Art It’s a unique experience seeing a painting of your own home on the wall of an art gallery. Not just my home but hundreds of others, all together, a history of domestic architecture all neatly laid out within the glance of an eye. It's within Ben Johnson’s exciting new vista, Liverpool Cityscape 2008 which was commissioned for our Capital of Culture year and is part of a mini-retrospective of his work at the Walker Art Gallery. Looking at the landscape straight on, our flats are at top right hand corner of the image (not including the sky), just behind the Anglican Cathedral, a speck in the distance. Funny to see the place I've spent the best part of fifteen years rendered in a few splodges of paint.
Johnson’s painting took up to a year, the last part of the endeavour under the watchful eye of gallery visitors. I didn’t visit then – I hate seeing works in progress, the better to soak up the artist’s entire vision and I’m glad I did – the finished product is mind-jangling. Even knowing that these days the artist uses computer models and assistants doesn’t draw away from the sheer amount of visual information in the picture and need to try and find all of the familiar Liverpool landmarks. The point of view Johnson’s selected is above the Mersey looking down on the town; we're briefly guardian angels of our own town, perhaps wondering where all of the people have gone (the only humanity in the painting is the artist’s brush work).

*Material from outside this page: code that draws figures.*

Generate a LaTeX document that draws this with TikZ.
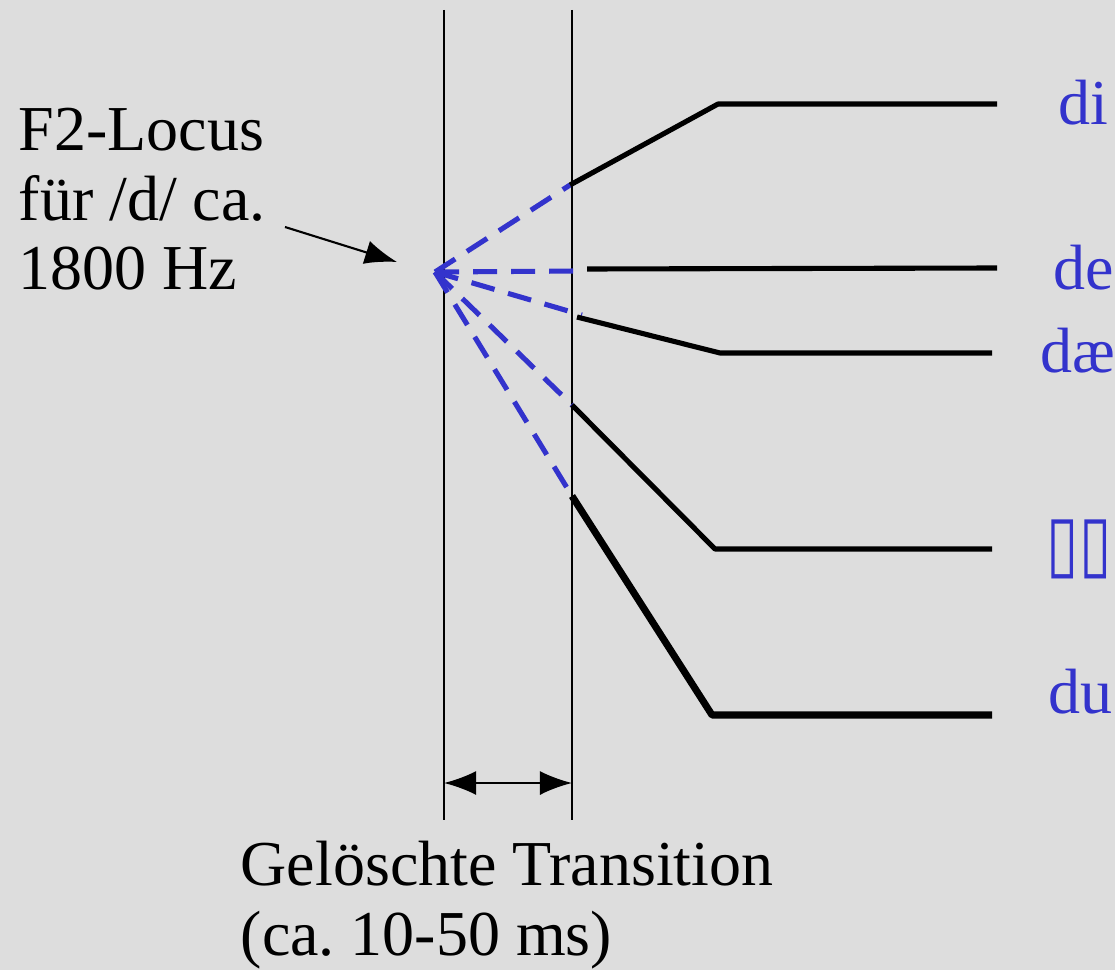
\documentclass[tikz,border=0pt]{standalone}
\usepackage{fontspec}
\setmainfont{Liberation Serif}
\newfontfamily\boxfont[FakeStretch=0.76]{DejaVu Sans}
\usetikzlibrary{arrows.meta,positioning}
\definecolor{slideBack}{HTML}{DDDDDD}
\definecolor{slideBlue}{HTML}{3333CC}
\frenchspacing

\begin{document}
\begin{tikzpicture}[
  x=0.01cm,y=-0.01cm,
  font=\fontsize{18.2}{19.9}\selectfont,
  marker/.style={line width=0.6pt,black},
  formant/.style={line width=1.45pt,black,line join=round},
  trans/.style={line width=1.45pt,slideBlue,dash pattern=on 2.4mm off 1.4mm},
  vowel/.style={text=slideBlue,anchor=base west,inner sep=0pt},
  note/.style={anchor=base west,inner sep=0pt,align=left},
  arr/.style={-{Latex[length=3.2mm,width=2.4mm]},line width=0.6pt},
  dim/.style={{Latex[length=3.2mm,width=2.4mm]}-{Latex[length=3.2mm,width=2.4mm]},line width=0.6pt}
]
  \useasboundingbox[fill=slideBack] (0,0) rectangle (1115,970);

  % boundaries of the deleted transition
  \coordinate (leftTop) at (444,10);
  \coordinate (leftBot) at (444,820);
  \coordinate (rightTop) at (572,10);
  \coordinate (rightBot) at (572,820);
  \draw[marker] (leftTop) -- (leftBot);
  \draw[marker] (rightTop) -- (rightBot);
  \coordinate (dimL) at (444,783);
  \coordinate (dimR) at (572,783);
  \draw[dim] (dimL) -- (dimR);

  % locus
  \coordinate (locus) at (435,272);
  \node[note] (locText) at (18,290) {F2-Locus\\f\"ur /d/ ca.\\1800 Hz};
  \coordinate (locArrS) at (285,227);
  \coordinate (locArrE) at (397,262);
  \draw[arr] (locArrS) -- (locArrE);

  % onsets, knees and ends of the formants
  \coordinate (diOn) at (570,185);   \coordinate (diKnee) at (718,104);  \coordinate (diEnd) at (997,104);
  \coordinate (deDash) at (578,271); \coordinate (deOn) at (587,269);    \coordinate (deEnd) at (997,268);
  \coordinate (daeDash) at (582,315);\coordinate (daeOn) at (577,317);   \coordinate (daeKnee) at (720,353); \coordinate (daeEnd) at (992,353);
  \coordinate (oOn) at (572,405);    \coordinate (oKnee) at (715,549);   \coordinate (oEnd) at (992,549);
  \coordinate (duOn) at (572,496);   \coordinate (duKnee) at (712,715);  \coordinate (duEnd) at (992,715);

  % virtual transitions
  \draw[trans] (locus) -- (diOn);
  \draw[trans] (locus) -- (deDash);
  \draw[trans] (locus) -- (daeDash);
  \draw[trans] (locus) -- (oOn);
  \draw[trans] (locus) -- (duOn);

  % formants
  \draw[formant] (diOn) -- (diKnee) -- (diEnd);
  \draw[formant] (deOn) -- (deEnd);
  \draw[formant] (daeOn) -- (daeKnee) -- (daeEnd);
  \draw[formant] (oOn) -- (oKnee) -- (oEnd);
  \draw[formant,line width=2pt] (duOn) -- (duKnee) -- (duEnd);

  \node[vowel] (di) at (1058,125) {di};
  \node[vowel] (de) at (1053,290) {de};
  \node[vowel] (dae) at (1040,372) {d\ae};
  \node[vowel,font=\boxfont\fontsize{22}{24}\selectfont] (dO) at (1046,569) {▯▯};
  \node[vowel] (du) at (1048,713) {du};

  \node[note] (caption) at (240,955) {Gel\"oschte Transition\\(ca. 10-50 ms)};
\end{tikzpicture}
\end{document}
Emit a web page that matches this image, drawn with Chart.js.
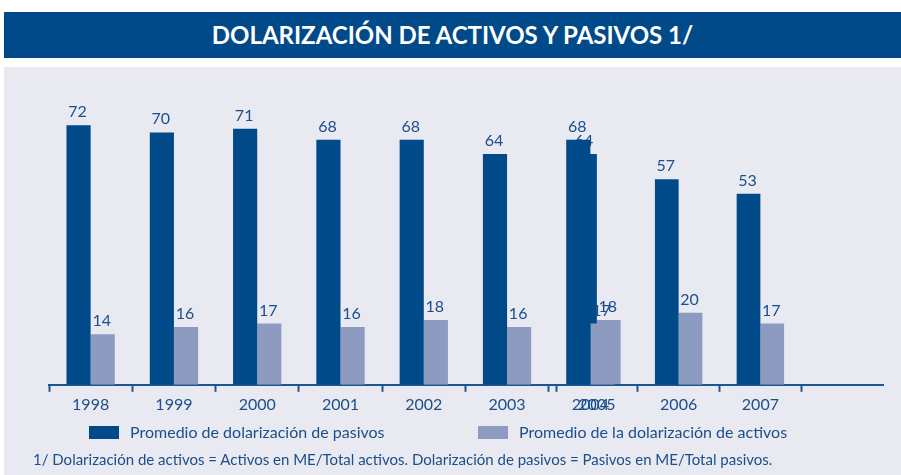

What struck me at least is that for all the pre-publicity about photo-realism, these aren’t documentary images. For a start, Johnson has painted in architecture such as the Museum of Liverpool and Liverpool One as they will be once they’re completed which makes this the look of the city in the near future, perhaps 2010. If there are any changes to these edifices then the image’s reality will become less certain; elsewhere in the exhibition, Walter Richard’s chaotic Modern Liverpool painted in 1907 bravely includes the Anglican Cathedral (not to be finished for another seventy years) with its original two tower configuration eventually simplified for reasons of cost and logistics.
But like all good artists Johnson is also keen emphasising some elements ahead of others for thematic purposes by selecting a particular topographical perspective. In his commission of Jerusalem, we’re looking down on the city from a far higher angle which allows him to include all of the three major holy sites and give them equal weight, the Dome of the Rock, the western-or-wailing wall and the Church of the Holy Sepulcre, having been tasked to produce an image that offers common ground between the three major Abrahamic faiths. We look at Hong Kong from lower down so as to emphasise the verticals of the city, sky-scrapers piercing the sky to the point that with the exception of piece of motorway ground level has gone, engulfed by greenery.
Liverpool is the most complex of the lot. Johnson seems to have decided to highlight those buildings that are part of the ‘gap toothed’ Liverpool skyline – the two cathedrals, St. John’s Beacon and the three graces, plus some of the new additions. From what I can see in order to do that he’s increased the curvature of the Earth so that the Anglican and Metropolitan loom over the city (which they do in reality, but not to this extent) and actually appear far further apart making Hope Street rather longer than it actually is. He also makes some details, such as the suburbs rather abstract and anonymous – I’d be interested to know if anyone living Toxteth way can pick out their home as well as I can. Of course, my sky line view of the city is from the opposite direction so is naturally going to be skewed, but if Ben Johnson’s to be congratulated its for creating a modern landscape that force us to question not just its content, but his technique as well.